U.S. Iran War Tomahawk Use Far Exceeds Annual Purchases
CBS News reports that U.S. forces have fired more than 850 Tomahawk cruise missiles in the Iran war so far, several times the roughly 90 Tomahawks the Pentagon typically procures each year and about nine times the Navy’s 57‑missile request for fiscal 2026. Analysts estimate the U.S. stockpile at about 3,100 Tomahawks, meaning a significant fraction has already been expended even as Defense Secretary Pete Hegseth insists the arsenal will be replenished 'faster than anyone imagined.' Production lines at Raytheon and BAE could theoretically turn out up to about 2,330 Tomahawks per year under existing contract capacities, but until now the Pentagon has chosen to buy far fewer, prompting long‑running concerns from experts like Stimson Center fellow Kelly Grieco that the U.S. lacks sufficient long‑range strike weapons and keeps depleting the stockpiles it tries to rebuild. Sen. Jack Reed has likewise warned that U.S. forces are burning through not just Tomahawks but 'thousands' of other precision strike weapons and interceptors, underscoring how the Iran campaign is stress‑testing the U.S. defense industrial base and raising uncomfortable questions about whether Washington can sustain this pace of high‑end warfare while remaining prepared for other crises.
📌 Key Facts
- Two sources say U.S. forces have used 'hundreds' of Tomahawks in Iran, with one putting the figure at over 850 missiles so far.
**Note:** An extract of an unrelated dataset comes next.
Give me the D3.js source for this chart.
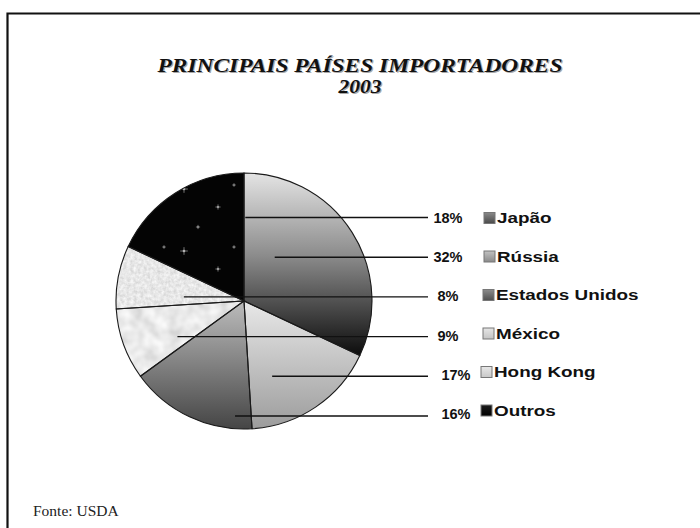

- The Tomahawk stockpile is estimated at roughly 3,100 missiles, while historic Pentagon procurement has averaged about 90 per year, and the Navy requested only 57 for FY 2026.
- Existing contracts could support a theoretical maximum of about 2,330 Tomahawks per year, and Raytheon/RTX has a new framework agreement to scale U.S. orders to 1,000 annually over several years.